Book review

by Lyndall Morgan

Russian television today: primetime drama and comedy
David MacFadyen

Published by Routledge, 2007-08-30
ISBN 9780415424622

This is one of three books on Russian television to be published in recent years. The other two, Television, Democracy and Elections in Russia by Sarah Oates (2006) and Television, Power and the Public in Russia by Ellen Mickiewicz (2008), chart the intersection between the medium and the political process. By contrast, the book under review investigates Russian television serials of both the Soviet and post-Soviet years with a view to drawing conclusions about the main ideas and themes informing them. The topic is a compelling one, potentially of interest to scholars working in related spheres of popular culture. In his introduction David MacFadyen notes that television has taken over the story-telling function formerly the province of literature but that it remains closely interlinked with the written word in that televisual series are often based on pre-existing literary works or in a reverse dynamic give rise to the production thereof. The author contends that television drama uses ‘historical or collective situations to comprehend and articulate a modern selfhood’ relying on ‘some of the most important platitudes of Russian self-awareness, conceivable as an illogical, “indescribable ‘inner world’, an expansive, authentic ‘life force’ ” ’ (2).

This book contains a great deal of interesting information about the main serials of the past few decades, however, treatment of the material is, to say the least, idiosyncratic. The author delineates his theoretic approach in the opening pages and foreshadows analysis along a number of lines, based on Mikhail Epstein’s view of the Russian void and Katerina Clark’s premise of ‘extraordinary time’. However the exposition which follows under the chapter headings of Adaptations, Soaps, Melodrama, Comedy among others, owes little to these themes and essentially reduces to a meandering description of serialized television programmes relying heavily on promotional materials provided by the producers. Casual allusions to the theorist Alain Badiou are not developed in a meaningful manner. MacFadyen quotes the opinions of the actors in the various series on the characters they play. Such commentary is generalist and anodyne for the most part and adds very little to the overall analysis. Moreover, the text veers into unexpected and inappropriate directions and provides information which would be more usefully rendered in footnote form. There is a worrying tendency to attribute motivation when this cannot possibly be known and where such speculation does not contribute to the critical framework. A most egregious instance of this occurs in the concluding chapter: ‘Love of the girl next door is both fine and poignant. It also makes for better television and a better philosophy. It may even make for a better society: all that we can hope for is that the politicians don’t start telling us so.’ (210)

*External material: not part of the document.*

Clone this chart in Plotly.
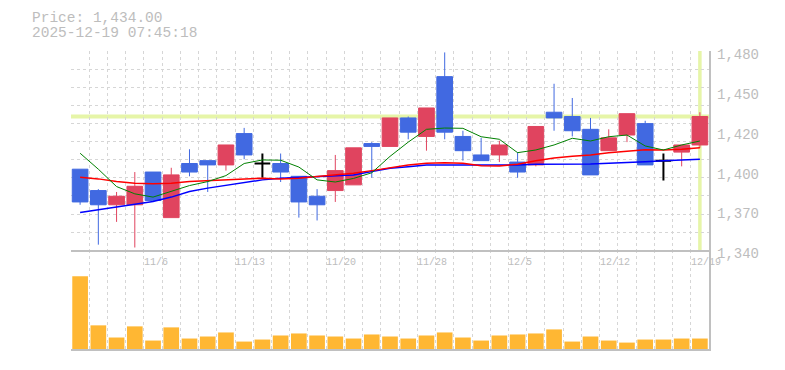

From a stylistic point of view the book also leaves much to be desired. The language veers wildly and frequently between the academic and the colloquial. One gains the impression that the author was not sure which audience he was writing for, the learned or the popular, or where he imagined the putative reader to be residing, when he advises ‘if you want to experience classic Russian stories of socially active heroes, walk away from the library, go home and turn on the TV’ (22). Certain phrases and words appear so often in the first fifty pages as to appear almost parodic (a tad, evanesce, effable, ineffable). The sections which have been translated from the Russian (presumably by the author, though no information on this is provided) are very awkward, as in the sentence: ‘The main heroine here is, of course, Fate, that inimitable scoundrel and magician’ (106). There is imprecise terminology, with Lydia Fedoseeva-Shukshina called the spouse of a famous writer rather than his widow (18). Many of the word collocations are non-standard and serve as a barrier to comprehension: ‘modern well-armed panache’ (9), ‘utterly interwoven’ (11) ‘passionate peopled interaction’ (12), ‘socially consequential work’ (13). The author also demonstrates an inordinate love of phrases in apposition located within dashes, commas, or in italics which an editor worth his salt would have moderated. Almost every chapter commences with an epigraph taken from the public pronouncements of President Putin: for an academic treatise these should have been referenced more comprehensively than ‘Putin 2000’. The book is supplemented by a list of television serials and a list of films but regrettably lacks a bibliography. It is well produced with a low level of typographical lapses and contains black and white promotional materials.

These shortcomings make this a difficult text to derive meaning from. And it is even more difficult to discern a consistent analytical approach. The book reads like the first major work of an undergraduate who is trying out his new academic vocabulary on his lecturer. So many sentences defy decoding. Passages such as the following obfuscate meaning: Specificity did not seem profitable; the plot outline used for domestic sales similarly condenses both generic sampling and vague social groups to the point of childishness or, to be honest, illogicality and incomprehensibility. The confusion leads to stories of movement and social passage, underscored by placing them within the world of transportation. (128)

In summary, this is a potentially fascinating topic which has become a disappointing book. The breadth of material subjected to scrutiny is impressive but the weakness of the theoretical analysis and the stylistic idiosyncrasies detract considerably from its potential impact.